=== Task ===
Don't include pictures. Quote the lines below from the first through the line that contains "const yAxisTitle = 'Sensitivity';".

=== Information shown ===
———

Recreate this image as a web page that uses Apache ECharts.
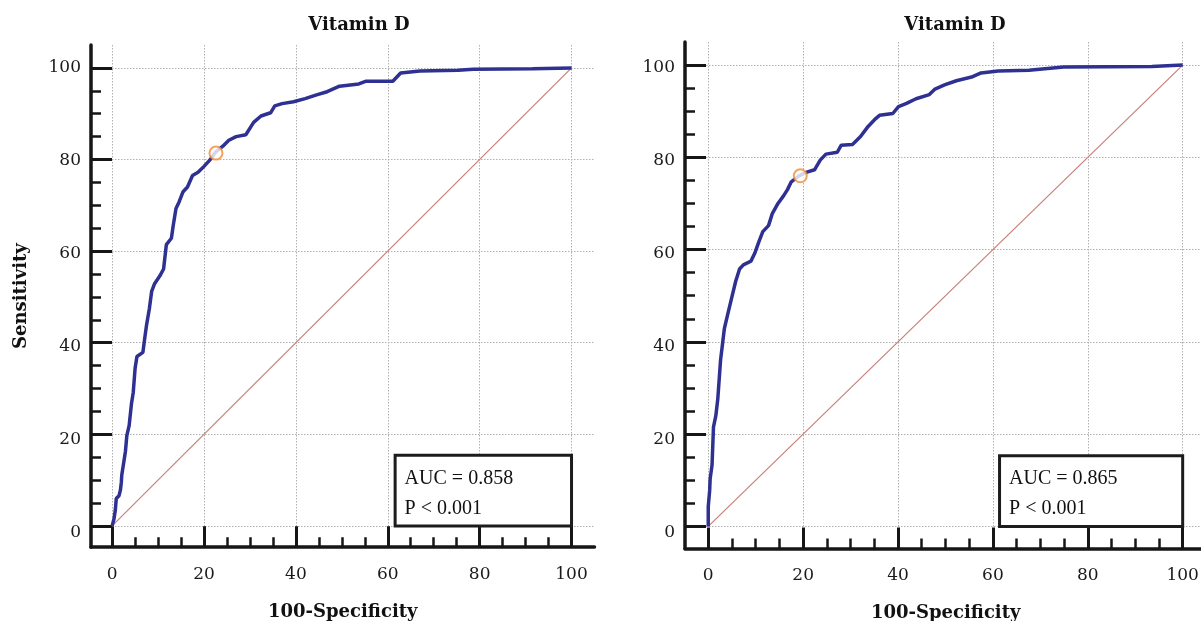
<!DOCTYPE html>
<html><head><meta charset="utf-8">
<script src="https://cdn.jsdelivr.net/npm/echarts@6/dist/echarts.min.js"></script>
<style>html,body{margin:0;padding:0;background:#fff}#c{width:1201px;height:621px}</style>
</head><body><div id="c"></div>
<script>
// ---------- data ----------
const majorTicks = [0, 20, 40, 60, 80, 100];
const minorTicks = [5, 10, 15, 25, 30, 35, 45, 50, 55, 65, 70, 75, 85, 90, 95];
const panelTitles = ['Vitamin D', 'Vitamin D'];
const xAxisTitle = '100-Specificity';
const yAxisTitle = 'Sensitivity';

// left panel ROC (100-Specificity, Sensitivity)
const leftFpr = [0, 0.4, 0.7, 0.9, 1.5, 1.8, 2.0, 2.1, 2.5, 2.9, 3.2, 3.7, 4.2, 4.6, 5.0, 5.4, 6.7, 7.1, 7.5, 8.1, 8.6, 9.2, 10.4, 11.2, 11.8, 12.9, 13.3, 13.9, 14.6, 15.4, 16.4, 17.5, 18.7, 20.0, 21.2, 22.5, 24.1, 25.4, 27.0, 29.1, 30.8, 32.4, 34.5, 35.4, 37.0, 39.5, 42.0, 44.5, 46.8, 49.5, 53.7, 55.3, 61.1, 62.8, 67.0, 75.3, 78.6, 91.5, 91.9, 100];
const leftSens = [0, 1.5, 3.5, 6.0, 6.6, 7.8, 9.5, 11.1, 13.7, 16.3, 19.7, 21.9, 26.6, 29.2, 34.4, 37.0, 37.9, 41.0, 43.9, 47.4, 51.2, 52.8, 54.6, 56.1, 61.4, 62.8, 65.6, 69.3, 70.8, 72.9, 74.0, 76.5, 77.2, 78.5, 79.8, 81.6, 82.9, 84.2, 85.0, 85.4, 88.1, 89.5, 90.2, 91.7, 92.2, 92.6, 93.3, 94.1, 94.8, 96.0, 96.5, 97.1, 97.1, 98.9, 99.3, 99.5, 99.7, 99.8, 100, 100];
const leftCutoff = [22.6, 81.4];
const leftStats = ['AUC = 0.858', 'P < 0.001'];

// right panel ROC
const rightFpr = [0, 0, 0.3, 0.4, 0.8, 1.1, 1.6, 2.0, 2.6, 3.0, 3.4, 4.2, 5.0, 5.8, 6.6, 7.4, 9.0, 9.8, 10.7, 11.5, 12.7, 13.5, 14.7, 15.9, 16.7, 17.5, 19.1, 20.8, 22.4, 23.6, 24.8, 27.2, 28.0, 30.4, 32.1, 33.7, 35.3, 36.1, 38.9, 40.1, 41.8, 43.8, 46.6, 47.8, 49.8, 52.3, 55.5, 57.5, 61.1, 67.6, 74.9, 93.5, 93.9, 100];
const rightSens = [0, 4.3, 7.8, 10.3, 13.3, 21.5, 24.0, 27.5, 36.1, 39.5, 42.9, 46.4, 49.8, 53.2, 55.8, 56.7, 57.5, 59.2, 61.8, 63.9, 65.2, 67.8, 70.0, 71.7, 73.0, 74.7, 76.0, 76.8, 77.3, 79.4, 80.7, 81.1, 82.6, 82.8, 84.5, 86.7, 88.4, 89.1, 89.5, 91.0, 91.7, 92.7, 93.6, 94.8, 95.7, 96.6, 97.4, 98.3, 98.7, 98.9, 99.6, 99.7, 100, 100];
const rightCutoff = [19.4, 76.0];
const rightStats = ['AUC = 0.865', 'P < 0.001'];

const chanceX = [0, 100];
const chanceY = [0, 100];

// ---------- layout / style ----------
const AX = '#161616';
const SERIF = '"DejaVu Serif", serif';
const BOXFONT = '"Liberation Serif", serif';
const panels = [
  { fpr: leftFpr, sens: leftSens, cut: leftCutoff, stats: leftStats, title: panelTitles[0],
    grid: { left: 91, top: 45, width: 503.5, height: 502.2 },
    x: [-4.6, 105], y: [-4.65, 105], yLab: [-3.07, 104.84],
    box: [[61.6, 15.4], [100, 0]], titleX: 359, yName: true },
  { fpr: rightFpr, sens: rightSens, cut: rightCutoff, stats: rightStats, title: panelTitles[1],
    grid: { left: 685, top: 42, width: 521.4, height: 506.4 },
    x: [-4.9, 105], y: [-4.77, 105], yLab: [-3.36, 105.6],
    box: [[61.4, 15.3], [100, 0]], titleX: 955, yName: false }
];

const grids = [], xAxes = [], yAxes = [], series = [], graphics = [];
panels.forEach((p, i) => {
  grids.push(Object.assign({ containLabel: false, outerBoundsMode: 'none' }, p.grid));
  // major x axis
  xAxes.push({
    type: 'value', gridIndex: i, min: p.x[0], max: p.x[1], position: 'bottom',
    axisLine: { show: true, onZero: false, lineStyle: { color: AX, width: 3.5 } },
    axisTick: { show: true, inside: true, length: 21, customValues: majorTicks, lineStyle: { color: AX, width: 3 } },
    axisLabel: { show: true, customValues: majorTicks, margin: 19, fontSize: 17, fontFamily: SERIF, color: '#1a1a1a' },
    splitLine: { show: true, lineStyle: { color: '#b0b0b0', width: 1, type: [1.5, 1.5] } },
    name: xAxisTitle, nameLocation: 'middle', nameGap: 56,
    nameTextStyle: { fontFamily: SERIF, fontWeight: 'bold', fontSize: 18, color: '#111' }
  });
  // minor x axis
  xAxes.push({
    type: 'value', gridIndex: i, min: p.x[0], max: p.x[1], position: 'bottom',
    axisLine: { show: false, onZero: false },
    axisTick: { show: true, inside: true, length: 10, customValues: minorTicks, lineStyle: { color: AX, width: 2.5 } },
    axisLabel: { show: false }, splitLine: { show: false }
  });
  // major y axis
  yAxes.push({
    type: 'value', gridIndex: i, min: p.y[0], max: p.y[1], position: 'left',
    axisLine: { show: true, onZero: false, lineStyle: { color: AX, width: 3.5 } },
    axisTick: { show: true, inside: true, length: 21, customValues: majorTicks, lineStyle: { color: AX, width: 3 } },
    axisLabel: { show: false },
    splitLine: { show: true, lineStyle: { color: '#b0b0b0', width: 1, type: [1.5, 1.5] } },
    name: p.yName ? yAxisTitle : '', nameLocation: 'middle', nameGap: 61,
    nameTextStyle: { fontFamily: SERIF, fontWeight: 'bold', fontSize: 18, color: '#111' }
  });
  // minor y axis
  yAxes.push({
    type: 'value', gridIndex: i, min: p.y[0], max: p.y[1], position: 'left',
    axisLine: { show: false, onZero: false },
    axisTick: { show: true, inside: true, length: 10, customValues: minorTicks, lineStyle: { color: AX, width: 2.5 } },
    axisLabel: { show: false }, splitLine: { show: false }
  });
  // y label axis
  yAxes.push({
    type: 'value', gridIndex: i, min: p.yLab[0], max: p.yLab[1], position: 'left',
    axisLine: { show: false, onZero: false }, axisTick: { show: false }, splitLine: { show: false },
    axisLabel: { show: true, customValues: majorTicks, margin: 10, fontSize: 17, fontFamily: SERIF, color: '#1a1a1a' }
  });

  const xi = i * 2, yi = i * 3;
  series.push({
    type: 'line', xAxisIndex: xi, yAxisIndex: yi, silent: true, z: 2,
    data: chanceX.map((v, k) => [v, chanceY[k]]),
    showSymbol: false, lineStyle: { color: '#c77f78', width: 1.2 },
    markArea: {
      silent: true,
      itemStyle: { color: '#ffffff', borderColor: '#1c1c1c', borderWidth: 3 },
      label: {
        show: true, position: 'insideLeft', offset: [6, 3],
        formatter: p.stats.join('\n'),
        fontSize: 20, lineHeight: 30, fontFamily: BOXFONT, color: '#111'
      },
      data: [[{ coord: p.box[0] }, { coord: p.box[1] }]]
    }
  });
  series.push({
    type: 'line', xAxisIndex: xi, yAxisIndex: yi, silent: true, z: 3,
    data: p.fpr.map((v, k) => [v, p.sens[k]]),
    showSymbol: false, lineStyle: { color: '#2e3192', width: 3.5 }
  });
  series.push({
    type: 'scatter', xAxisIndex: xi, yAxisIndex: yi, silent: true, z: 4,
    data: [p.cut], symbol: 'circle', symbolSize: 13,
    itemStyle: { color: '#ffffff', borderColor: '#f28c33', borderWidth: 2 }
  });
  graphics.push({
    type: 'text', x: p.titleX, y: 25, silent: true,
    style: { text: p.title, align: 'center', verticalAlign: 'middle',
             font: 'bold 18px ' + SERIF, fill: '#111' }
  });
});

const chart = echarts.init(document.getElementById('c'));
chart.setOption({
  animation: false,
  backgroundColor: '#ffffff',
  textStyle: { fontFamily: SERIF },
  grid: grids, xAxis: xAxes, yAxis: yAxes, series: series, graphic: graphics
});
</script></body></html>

———

=== Result ===
Recreate this image as a web page that uses Apache ECharts.
<!DOCTYPE html>
<html><head><meta charset="utf-8">
<script src="https://cdn.jsdelivr.net/npm/echarts@6/dist/echarts.min.js"></script>
<style>html,body{margin:0;padding:0;background:#fff}#c{width:1201px;height:621px}</style>
</head><body><div id="c"></div>
<script>
// ---------- data ----------
const majorTicks = [0, 20, 40, 60, 80, 100];
const minorTicks = [5, 10, 15, 25, 30, 35, 45, 50, 55, 65, 70, 75, 85, 90, 95];
const panelTitles = ['Vitamin D', 'Vitamin D'];
const xAxisTitle = '100-Specificity';
const yAxisTitle = 'Sensitivity';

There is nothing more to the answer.